• WHAT TO PRODUCE:
Using the material below, print a verbatim copy of every line from the one containing "Output the Python" through the one containing "20, 24, 24, 30, 36]", inclusive, and omit the pictures.

[Rows from a dataset of charts and code]

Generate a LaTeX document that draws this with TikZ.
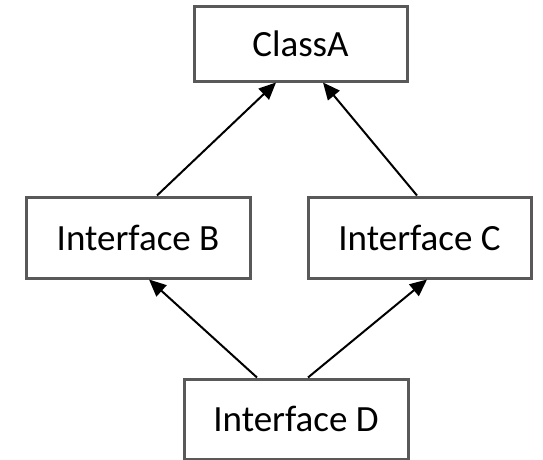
\documentclass[tikz,border=0pt]{standalone}
\usepackage{fontspec}
\setmainfont{Carlito}
\usetikzlibrary{arrows.meta}
\definecolor{boxgray}{HTML}{595959}
\begin{document}
\begin{tikzpicture}[x=1pt,y=-1pt,
  cls/.style={draw=boxgray,line width=3pt,fill=white,inner sep=0pt,font=\fontsize{37}{41}\selectfont},
  inh/.style={line width=2pt,-{Triangle[length=17pt,width=15pt]}}]
\useasboundingbox (0,0) rectangle (543,460);
\node[cls,minimum width=213pt,minimum height=74pt] (A) at (300.5,44) {ClassA};
\node[cls,minimum width=224pt,minimum height=81pt] (B) at (138,237.5) {Interface B};
\node[cls,minimum width=223pt,minimum height=81pt] (C) at (419.5,237.5) {Interface C};
\node[cls,minimum width=224pt,minimum height=80pt] (D) at (296,419) {Interface D};
\draw[inh] ([xshift=19pt]B.north) -- ([xshift=-24.5pt]A.south);
\draw[inh] ([xshift=-2.5pt]C.north) -- ([xshift=22.5pt]A.south);
\draw[inh] ([xshift=-39pt]D.north) -- ([xshift=11pt]B.south);
\draw[inh] ([xshift=12pt]D.north) -- ([xshift=7.5pt]C.south);
\end{tikzpicture}
\end{document}
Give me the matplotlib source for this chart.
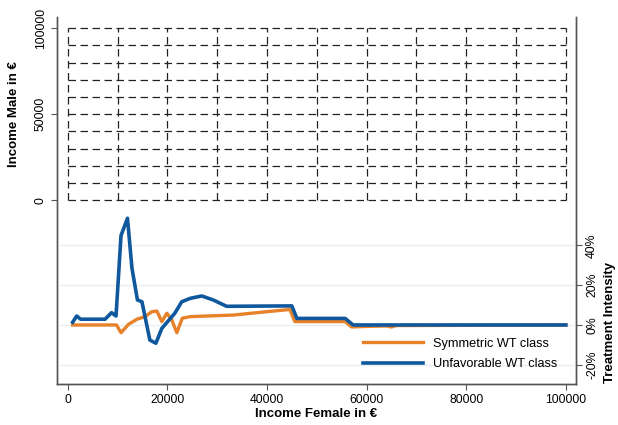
import matplotlib
matplotlib.use("Agg")
import matplotlib.pyplot as plt
import numpy as np
from matplotlib.ticker import FuncFormatter

plt.rcParams['font.family'] = ['Liberation Sans', 'DejaVu Sans']

# income grid (upper part)
grid_vals = np.arange(0, 100001, 10000)

# treatment intensity in %
sym_x = [1000, 9800, 10700, 12200, 13900, 15500, 16900, 17900, 18900, 19900,
         20900, 21900, 23000, 24600, 33300, 40000, 44600, 45600, 55700, 57000,
         60000, 64000, 65000, 66000, 100000]
sym_y = [0, 0, -3.9, 0.3, 2.9, 4.2, 6.7, 7.0, 1.7, 5.9,
         2.5, -3.9, 3.4, 4.2, 5.0, 6.7, 7.8, 1.7, 1.7, -1.0,
         -0.7, -0.5, -1.0, -0.3, 0]

unf_x = [1000, 1800, 2600, 7500, 8800, 9700, 10700, 12000, 12900, 14000,
         14900, 16500, 17700, 18900, 21500, 22900, 24600, 26900, 29200, 31900,
         45000, 46000, 55700, 57300, 100000]
unf_y = [1.4, 4.5, 2.9, 2.9, 6.2, 4.5, 45, 53.7, 28.6, 12.6,
         11.7, -7.6, -9.2, -1.7, 5.9, 11.7, 13.4, 14.6, 12.6, 9.4,
         9.6, 3.3, 3.3, 0, 0]

labels = ['Symmetric WT class', 'Unfavorable WT class']
x_ticks = [0, 20000, 40000, 60000, 80000, 100000]
left_ticks = [0, 50000, 100000]
right_ticks = [-20, 0, 20, 40]

fig = plt.figure(figsize=(6.18, 4.25), dpi=100)
ax = fig.add_axes([0.0927, 0.0965, 0.839, 0.8635])
ax2 = ax.twinx()

spine_col = '#555555'
for a in (ax, ax2):
    a.spines['top'].set_visible(False)
    for s in ('left', 'right', 'bottom'):
        a.spines[s].set_color(spine_col)
        a.spines[s].set_linewidth(1.0)

# dashed income grid
for v in grid_vals:
    ax.plot([0, 100000], [v, v], color='#222222', lw=0.9, dashes=(6, 3.6))
    ax.plot([v, v], [0, 100000], color='#222222', lw=0.9, dashes=(6, 3.6))

ax.set_xlim(-2090, 102000)
ax.set_ylim(-106500, 106400)
ax.set_xticks(x_ticks)
ax.set_yticks(left_ticks)
ax.set_yticklabels([str(t) for t in left_ticks], rotation=90, va='center')
ax.tick_params(axis='both', labelsize=8.8, color=spine_col, length=4, width=0.8)
ax.set_xlabel('Income Female in €', fontsize=9.5, fontweight='bold', labelpad=1)
ax.set_ylabel('Income Male in €', fontsize=9.5, fontweight='bold')
ax.yaxis.set_label_coords(-0.072, 0.736)

# light grid at percent ticks
ax2.set_ylim(-29.7, 155)
for t in right_ticks:
    ax2.axhline(t, color='#e9eff1', lw=1.0, zorder=0)
ax2.plot(sym_x, sym_y, color='#e8822a', lw=2.4, label=labels[0], zorder=3)
ax2.plot(unf_x, unf_y, color='#10589e', lw=2.6, label=labels[1], zorder=4)
ax2.set_yticks(right_ticks)
ax2.yaxis.set_major_formatter(FuncFormatter(lambda v, p: f"{v:.0f}%"))
for lab in ax2.get_yticklabels():
    lab.set_rotation(90)
    lab.set_va('center')
ax2.tick_params(axis='y', labelsize=8.8, color=spine_col, length=4, width=0.8)
ax2.set_ylabel('Treatment Intensity', fontsize=9.5, fontweight='bold')
ax2.yaxis.set_label_coords(1.054, 0.169)

leg = ax2.legend(loc='center', bbox_to_anchor=(0.777, 0.082), frameon=False,
                 fontsize=9.2, handlelength=4.7, handletextpad=0.8,
                 labelspacing=0.65, borderpad=0.2)
leg.set_zorder(5)

fig.savefig('out.png', dpi=100)
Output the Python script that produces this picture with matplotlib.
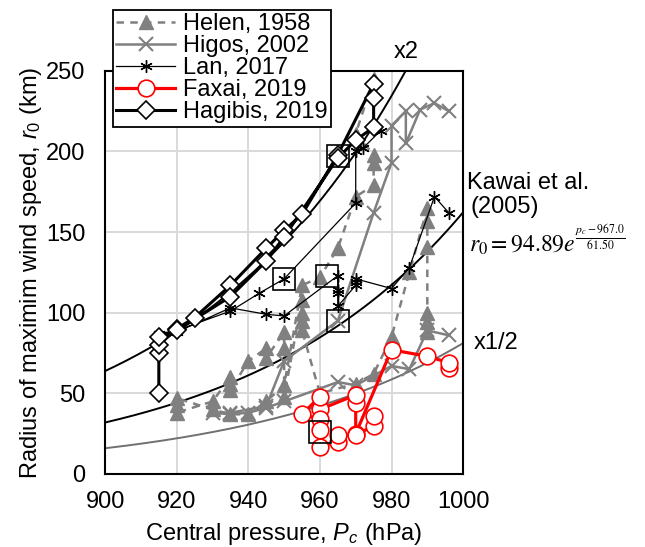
import matplotlib
matplotlib.use('Agg')
matplotlib.rcParams['font.family'] = ['Liberation Sans', 'DejaVu Sans']
matplotlib.rcParams['font.size'] = 17
matplotlib.rcParams['mathtext.fontset'] = 'custom'
matplotlib.rcParams['mathtext.rm'] = 'Liberation Sans'
matplotlib.rcParams['mathtext.it'] = 'Liberation Sans:italic'
import numpy as np
import matplotlib.pyplot as plt

# storm tracks: central pressure (hPa) and radius of max wind (km)
helen_pc = [990, 990, 990, 990, 990, 990, 985, 980, 975, 970, 960, 955, 955, 955,
            955, 950, 950, 950, 945, 945, 940, 935, 935, 935, 930, 920, 920, 920,
            930, 935, 940, 945, 950, 955, 960, 965, 970, 975, 975, 975, 970, 975]
helen_r0 = [88, 94, 100, 141, 157, 165, 125, 85, 62, 56, 50, 89, 95, 100,
            108, 48, 78, 88, 72, 78, 70, 52, 56, 60, 45, 38, 43, 47,
            40, 37, 37, 45, 55, 117, 122, 140, 172, 179, 193, 198, 211, 245]

higos_pc = [996, 990, 985, 980, 970, 965, 950, 945, 940, 935, 930, 935, 945, 950,
            965, 975, 980, 980, 984, 984, 988, 992, 996]
higos_r0 = [86, 89, 65, 67, 55, 57, 45, 41, 38, 37, 38, 38, 42, 70,
            95, 162, 193, 216, 225, 205, 226, 230, 225]

lan_pc = [977, 972, 970, 970, 950, 943, 935, 920, 915, 920, 935, 945, 950, 965,
          965, 965, 965, 970, 970, 970, 980, 985, 992, 996]
lan_r0 = [213, 202, 200, 168, 121, 112, 101, 89, 87, 88, 103, 99, 98, 123,
          114, 112, 104, 117, 119, 121, 115, 128, 172, 162]

faxai_pc = [996, 996, 990, 980, 970, 970, 970, 960, 960, 955, 960, 960, 960,
            965, 965, 970, 975, 975]
faxai_r0 = [66, 69, 73, 77, 25, 44, 49, 40, 48, 37, 34, 27, 17,
            20, 24, 24, 30, 36]

hagibis_pc = [915, 915, 915, 920, 925, 935, 945, 950, 955, 965, 975, 975, 975,
              970, 965, 950, 945, 935, 920, 915]
hagibis_r0 = [50, 75, 80, 90, 97, 117, 140, 151, 161, 198, 242, 233, 215,
              207, 196, 147, 132, 110, 89, 85]

# highlighted observations
mark_pc = [950, 962, 965, 965, 960]
mark_r0 = [121, 123, 95, 197, 26]

# Kawai et al. (2005) fit
kawai_a, kawai_p0, kawai_s = 94.89, 967.0, 61.50
pc = np.linspace(900, 1000, 300)
kawai = kawai_a * np.exp((pc - kawai_p0) / kawai_s)

fig = plt.figure(figsize=(6.45, 5.47), dpi=100)
ax = fig.add_axes([0.163, 0.1335, 0.555, 0.737])

ax.plot(pc, kawai, color='black', lw=1.4, zorder=2)
ax.plot(pc, 2 * kawai, color='black', lw=1.4, zorder=2)
ax.plot(pc, 0.5 * kawai, color='#707070', lw=1.4, zorder=2)

grey = '#808080'
l1, = ax.plot(helen_pc, helen_r0, color=grey, ls=(0, (3.0, 2.5)), lw=1.8,
              marker='^', ms=10, mfc=grey, mec=grey, zorder=3)
l2, = ax.plot(higos_pc, higos_r0, color=grey, lw=1.8,
              marker='x', ms=10, mew=1.5, zorder=3)
l3, = ax.plot(lan_pc, lan_r0, color='black', lw=0.9,
              marker=(6, 2, 0), ms=9, mew=1.0, zorder=4)
l4, = ax.plot(faxai_pc, faxai_r0, color='red', lw=2.3,
              marker='o', ms=12, mfc='white', mec='red', mew=1.2, zorder=5)
l5, = ax.plot(hagibis_pc, hagibis_r0, color='black', lw=2.2,
              marker='D', ms=9, mfc='white', mec='black', mew=1.2, zorder=5)

ax.plot(mark_pc, mark_r0, ls='none', marker='s', ms=15.5, mfc='none',
        mec='black', mew=1.2, zorder=6)

ax.set_xlim(900, 1000)
ax.set_ylim(0, 250)
ax.set_xticks(np.arange(900, 1001, 20))
ax.set_yticks(np.arange(0, 251, 50))
ax.grid(True, color='#d9d9d9', lw=1.4)
ax.set_axisbelow(True)
ax.tick_params(length=0)
ax.tick_params(axis='y', pad=14)
ax.tick_params(axis='x', pad=12)
for sp in ax.spines.values():
    sp.set_linewidth(1.5)
    sp.set_color('black')

ax.set_xlabel('Central pressure, $P_c$ (hPa)', labelpad=6)
ax.set_ylabel('Radius of maximim wind speed, $r_0$ (km)', labelpad=2)

leg = fig.legend([l1, l2, l3, l4, l5],
                 ['Helen, 1958', 'Higos, 2002', 'Lan, 2017', 'Faxai, 2019',
                  'Hagibis, 2019'],
                 loc='upper left', bbox_to_anchor=(0.175, 0.982),
                 frameon=True, fancybox=False, edgecolor='black',
                 framealpha=1, handlelength=2.5, handletextpad=0.3,
                 labelspacing=0.0, borderpad=0.15, borderaxespad=0)
leg.get_frame().set_linewidth(1.3)
leg.set_zorder(10)

fig.text(0.610, 0.905, 'x2', ha='left', va='center')
fig.text(0.735, 0.373, 'x1/2', ha='left', va='center')
fig.text(0.724, 0.665, 'Kawai et al.', ha='left', va='center')
fig.text(0.729, 0.622, '(2005)', ha='left', va='center')
fig.text(0.727, 0.562, r'$r_0 = 94.89e^{\frac{p_c - 967.0}{61.50}}$',
         ha='left', va='center', math_fontfamily='stix', fontsize=17)

fig.savefig('out.png', dpi=100)
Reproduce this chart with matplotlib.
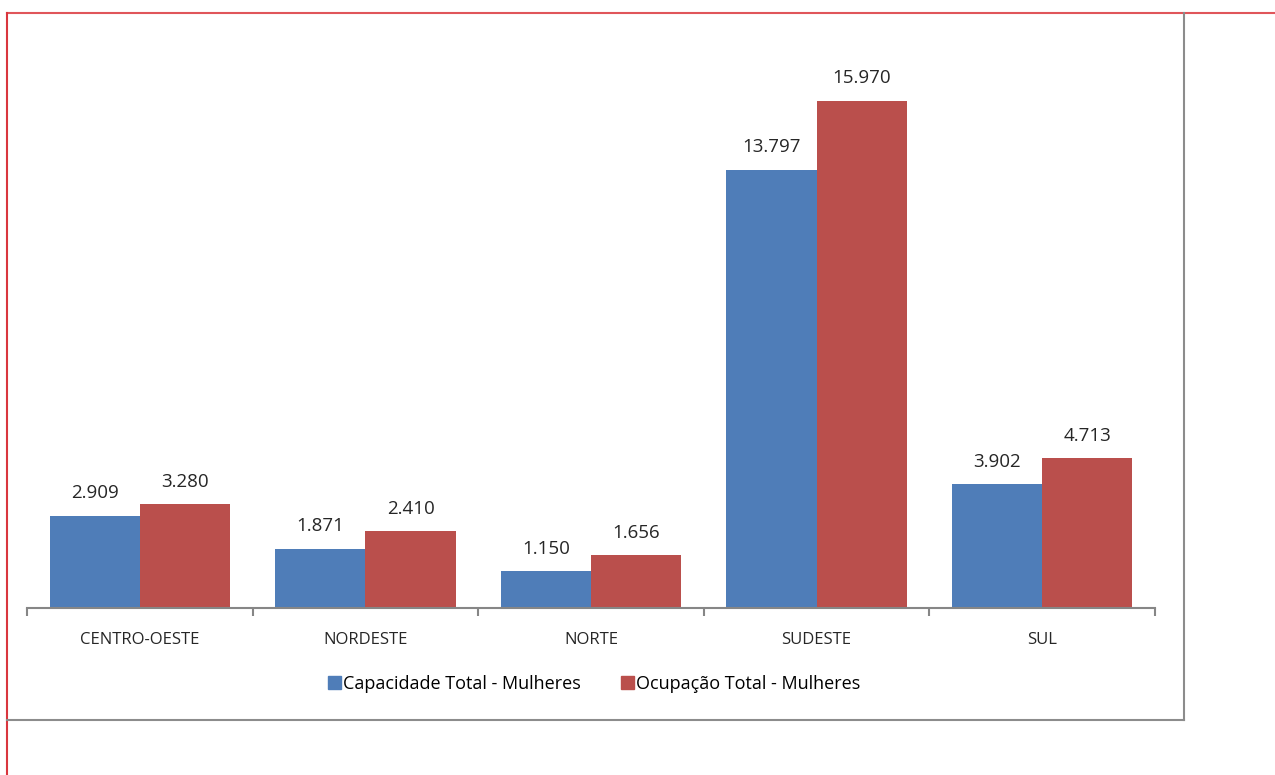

• EXERCISE OUTPUT:
Output the Python script that produces this picture with matplotlib.
import matplotlib
matplotlib.use('Agg')
matplotlib.rcParams['font.family'] = ['Liberation Sans', 'DejaVu Sans']
matplotlib.rcParams['font.size'] = 17
matplotlib.rcParams['mathtext.fontset'] = 'custom'
matplotlib.rcParams['mathtext.rm'] = 'Liberation Sans'
matplotlib.rcParams['mathtext.it'] = 'Liberation Sans:italic'
import numpy as np
import matplotlib.pyplot as plt

# storm tracks: central pressure (hPa) and radius of max wind (km)
helen_pc = [990, 990, 990, 990, 990, 990, 985, 980, 975, 970, 960, 955, 955, 955,
            955, 950, 950, 950, 945, 945, 940, 935, 935, 935, 930, 920, 920, 920,
            930, 935, 940, 945, 950, 955, 960, 965, 970, 975, 975, 975, 970, 975]
helen_r0 = [88, 94, 100, 141, 157, 165, 125, 85, 62, 56, 50, 89, 95, 100,
            108, 48, 78, 88, 72, 78, 70, 52, 56, 60, 45, 38, 43, 47,
            40, 37, 37, 45, 55, 117, 122, 140, 172, 179, 193, 198, 211, 245]

higos_pc = [996, 990, 985, 980, 970, 965, 950, 945, 940, 935, 930, 935, 945, 950,
            965, 975, 980, 980, 984, 984, 988, 992, 996]
higos_r0 = [86, 89, 65, 67, 55, 57, 45, 41, 38, 37, 38, 38, 42, 70,
            95, 162, 193, 216, 225, 205, 226, 230, 225]

lan_pc = [977, 972, 970, 970, 950, 943, 935, 920, 915, 920, 935, 945, 950, 965,
          965, 965, 965, 970, 970, 970, 980, 985, 992, 996]
lan_r0 = [213, 202, 200, 168, 121, 112, 101, 89, 87, 88, 103, 99, 98, 123,
          114, 112, 104, 117, 119, 121, 115, 128, 172, 162]

faxai_pc = [996, 996, 990, 980, 970, 970, 970, 960, 960, 955, 960, 960, 960,
            965, 965, 970, 975, 975]
faxai_r0 = [66, 69, 73, 77, 25, 44, 49, 40, 48, 37, 34, 27, 17,
            20, 24, 24, 30, 36]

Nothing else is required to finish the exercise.